Wednesday, 14 January 2015

The Public Has Spoken

The latest survey commission by gocompare.com has revealed the Top 15 tips UK consumers would recommend to save money in 2015. It would appear that the seemingly endless self-publicity campaign that is ‘Martin Lewis’ is having success in changing people’s habits.
 
The results:

 
Rank
Top 15 Money Saving Tactics For 2015
%
1
Use vouchers, coupons, money off apps to get discounts
48
2
Use loyalty and cashback schemes
43
3
Shop around for cheaper car insurance
31
4
Shop around for cheaper home insurance
30
5
Turn the thermostat down to reduce heating bills
30
6
Cut down on takeaways and ready meals
28
7
Switch energy provider for a cheaper tariff
27
8
Switch to a cheaper supermarket
26
9
Cut out takeaway coffee/coffee shop treats
26
10
Draw up a budget and stick to it
26
11
Reduce the amount spent on holidays
19
12
Review or cancel satellite/cable TV subscription
17
13
Leave car at home and walk or use public transport
15
14
Review or cancel mobile phone contract
13
15
Transfer all credit card debt to a 0% card
8

 
Perhaps most worryingly……the analysis revealed that many are continuing to experience a ‘cost of living crisis’ with 15% admitting to being seriously worried about their finances and 8% saying that they have to rely on credit cards to make ends meet.
 
The survey also concluded:
 
34% of those surveyed said that they needed to reduce their outgoings in 2015.
 
17% tend to run out of money before the end of the month.
 
13% expect to have a credit card debt for most of 2015.
 
All very worrying……let’s hope the next Government budget is more about ‘budget’ and less about ‘vote winning’.
 
We shall see.  

Monday, 5 January 2015

Royal Fail

I voiced my anger at the privatisation of Royal Mail last year. The opening share price that was obtained for the company was well below market value and to date, nobody has been made accountable.
 
There have been clear winners from the lower price though. For example……
 
George Osborne’s best man (Peter Davies) heads up a hedge fund which has secured profits in excess of £30 million from the privatisation of Royal Mail in under six months. He sits on the management committee of Lansdowne Partners, which snapped up shares at the offer price of just 330p. They are now trading at around 500p……some 50% higher.
 
The Government has been slammed by the National Audit Office for an under-priced sale which saw City firms walk off with two-thirds of the public asset while 40,000 ordinary individual investors were excluded. If the city and certain ‘friends’ are the winners, then taxpayers are the losers.
 
This is the actual quote from business minister Michael Fallon in April 2014:
 
“I can state categorically that we have no intention of selling off Royal Mail cheaply. We will sell shares in Royal Mail at a fair commercial price that represents value for money for the tax payer.”

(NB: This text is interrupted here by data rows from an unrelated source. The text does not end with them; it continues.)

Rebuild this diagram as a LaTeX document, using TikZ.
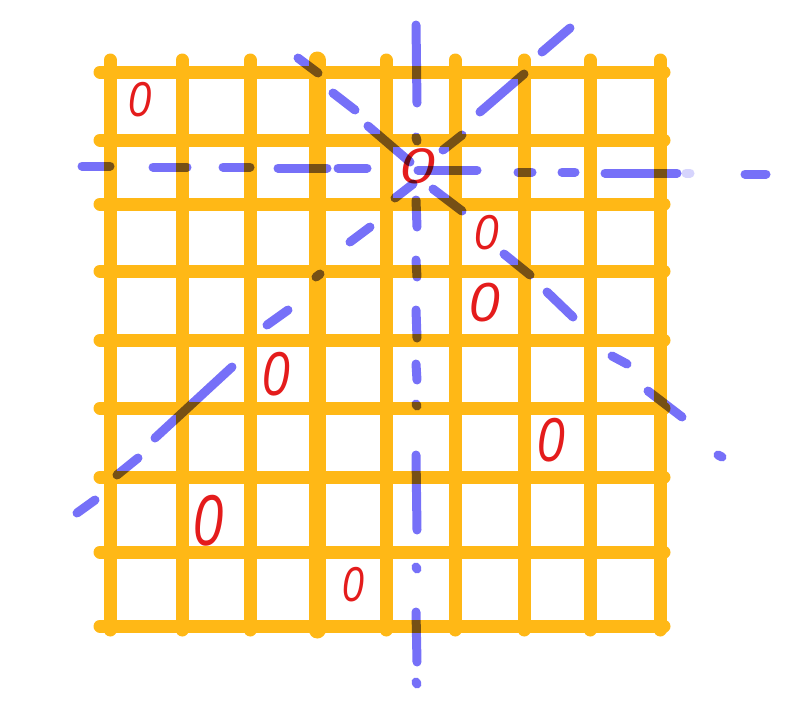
\documentclass[tikz,border=0pt]{standalone}
\usepackage{fontspec}
\usepackage{graphicx}
\setmainfont{Liberation Sans}
\definecolor{gridorange}{RGB}{255,184,22}
\definecolor{penblue}{RGB}{118,112,248}
\definecolor{qred}{RGB}{228,28,28}
\tikzset{
  gridline/.style={draw=gridorange, line width=13pt, line cap=round},
  bluedash/.style={draw=penblue, line width=9pt, line cap=round},
  queen/.style={text=qred, inner sep=0pt, font=\fontsize{#1}{#1}\selectfont\itshape}
}
\begin{document}
\begin{tikzpicture}[x=1pt,y=-1pt]
\useasboundingbox (0,0) rectangle (793,710);
% grid
\foreach \y in {72,140,204,271,340,408,477,552,626}
  \draw[gridline] (100,\y) -- (664,\y);
\foreach \x in {110,182,250,455,524,590,660}
  \draw[gridline] (\x,60) -- (\x,630);
\draw[gridline, line width=17pt] (317,60) -- (317,630);
\draw[gridline] (386,60) -- (386,630);
% queens
\node[queen=49] (q0) at (140,100) {\scalebox{0.85}[1]{0}};
\node[queen=50] (q1) at (418,166) {\scalebox{1.25}[1]{0}};
\node[queen=49] (q2) at (487,233) {\scalebox{0.9}[1]{0}};
\node[queen=55] (q3) at (485,303) {0};
\node[queen=62] (q4) at (276,374) {\scalebox{0.8}[1]{0}};
\node[queen=62] (q5) at (551,440) {\scalebox{0.8}[1]{0}};
\node[queen=72] (q6) at (209,521) {\scalebox{0.75}[1]{0}};
\node[queen=49] (q7) at (353,585) {\scalebox{0.8}[1]{0}};
% attack lines
\begin{scope}[blend mode=multiply]
% vertical
\foreach \a/\b in {25/103,137/141,200/227,260/277,310/338,364/380,404/406,455/530,567/569,612/662,682/684}
  \draw[bluedash] (416,\a) -- (417,\b);
% horizontal
\draw[bluedash] (82,166) -- (110,166);
\draw[bluedash] (153,167) -- (187,167);
\draw[bluedash] (223,167) -- (250,167);
\draw[bluedash] (278,168) -- (327,168);
\draw[bluedash] (338,168) -- (367,168);
\draw[bluedash] (418,170) -- (477,170);
\draw[bluedash] (518,172) -- (532,172);
\draw[bluedash] (562,172) -- (575,172);
\draw[bluedash] (605,173) -- (677,173);
\draw[bluedash, opacity=0.3] (686,173) -- (690,173);
\draw[bluedash] (745,174) -- (766,174);
% diagonal (top-left to bottom-right)
\draw[bluedash] (298,58) -- (318,73);
\draw[bluedash] (333,93) -- (355,110);
\draw[bluedash] (368,126) -- (410,162);
\draw[bluedash] (433,189) -- (462,211);
\draw[bluedash] (504,254) -- (530,275);
\draw[bluedash] (547,292) -- (573,317);
\draw[bluedash] (612,356) -- (627,364);
\draw[bluedash] (648,391) -- (682,417);
\draw[bluedash] (718,455) -- (722,457);
% anti-diagonal (bottom-left to top-right)
\draw[bluedash] (542,52) -- (570,28);
\draw[bluedash] (480,112) -- (524,74);
\draw[bluedash] (443,150) -- (462,135);
\draw[bluedash] (395,198) -- (413,184);
\draw[bluedash] (350,242) -- (370,227);
\draw[bluedash] (316,277) -- (320,274);
\draw[bluedash] (267,325) -- (288,310);
\draw[bluedash] (155,438) -- (232,367);
\draw[bluedash] (117,475) -- (138,458);
\draw[bluedash] (77,513) -- (95,500);
\end{scope}
\end{tikzpicture}
\end{document}
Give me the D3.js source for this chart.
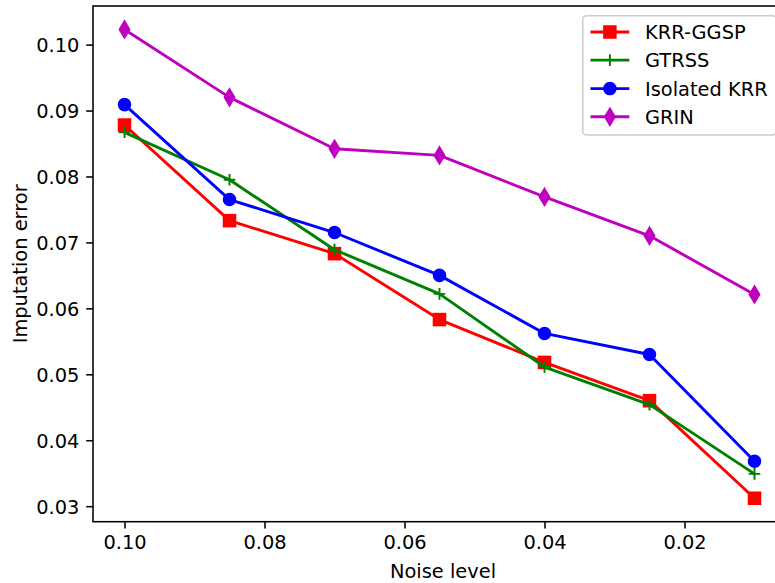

Well here’s the thing…….when the share price increases by 50% in the first 6 months, achieving a fair commercial price has not been achieved.
 
The result of all of this is that there could have been more coffers in the public purse. This would either lead to better public services or a reduction in tax.
 
Perhaps more concerning is that to date, nobody has been held responsible for this mess.
 
Another one for taxpayers to take on the chin.  
 
 

Tuesday, 9 December 2014

Tory Election Campaign (AKA The Autumn Statement)

So there you have it……the Autumn Statement gave us pretty much what we were expecting – something for all voters to be happy with!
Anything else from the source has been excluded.